You can also check out some great family-friendly audiobooks on Audible!
Reading (or simply listening to) a book with the family is a great way to help maintain your child's comprehension, prediction, and inferencing skills while they're out of school. Simply pause the book at various times and ask questions about what they think will happen next, how they think someone feels, or why someone did what they did (or said what they said).
8. Invent a New Boardgame!
If your kids are like ours, they've probably grown bored of most of the board games you have a home, leaving them to collect dust on the shelves.
Now is the perfect time to take on the challenge of making your own game.
Will you create a board game or a card game? What will the board look like? What kind of cards will there be?
It's a challenging and time-consuming task to decide on the theme, goals, and rules of the game. It takes planning, logical reasoning, and cooperation to make something fun and engaging.
It's a great way to combine planning and brain power with some creativity and the arts and crafts necessary to make all the game elements. Have fun!
9. Do Physical Education P.E. with Joe!
Need a way to get all of that energy out during the day!? Check out P.E. with Joe on The Body Coach YouTube channel, for a fun and free way to keep your kids moving!
Joe Wicks provides an entertaining workout that will make kids and parents break a sweat! Check out his session dressed up as Spider Man, and the one where he has his adorable daughter, Indie, join in!
Joe's goal is to be the virtual PE teacher we all need during this time, and he donates money to charity in the process! It’s a win-win!
10. Indoor Camping!
Bust out that tent and sleeping bags and go indoor camping! Let your kids loose on trying to set up the tent on their own, and laugh at their attempts to make something resembling a proper tent!
If you don’t have a tent, you can improvise using blankets, sheets, and pillows to create a cozy fort. Spend a fun day and/or night camping with the family!
Bonus points for making microwave s'mores!
11. Listen to a Free Family-Friendly Podcast!
We are blown away by all of the great kid-friendly podcasts out there!
Some podcasts that we love to listen to are Wow in the World - we love Mindy and Guy Raz and how they make science fun and accessible for kids (and adults) of all ages, the Alien Adventures of Finn Caspian, Story Pirates, Brains On!, and Short & Curly.
Not only are these fantastic and engaging podcasts for kids, they are also completely free and make for awesome car rides, evening listening, and cuddle times!
12. Throw a Dance Party!
Create an awesome music playlist and dance around your house!
This is a great way to get out some physical energy, share some new dance moves, and enjoy some tunes while you're at home!
Better yet, you can include a top-ten weekly playlist in the family newspaper!
13. Make Playdoh!
Who doesn’t love playing with playdoh?! There are many great playdoh recipes online.

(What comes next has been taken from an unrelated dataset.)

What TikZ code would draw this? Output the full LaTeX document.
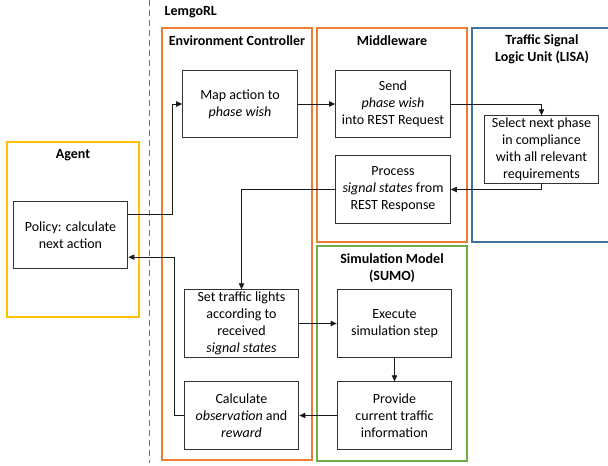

Here’s one that we’ve tried and liked:
Homemade Play-doh Ingredients:
1 cup flour
1 cup water
2 tsp cream of tartar
1/3 cup salt
1 tbsp vegetable oil
Gel food coloring (optional)
Scents optional: cinnamon, pumpkin pie spice, nutmeg. But we don't suggest adding scents if your child will be tempted to eat it!
Mix the ingredients together in a saucepan.
Heat over low heat while stirring for a few minutes.
Optionally, add food coloring and/or scents when it begins to thicken.
Stir for a few more minutes until the playdoh thickens into a firm ball.
Let it cool before playing with it, and store in an airtight container to prevent hardening.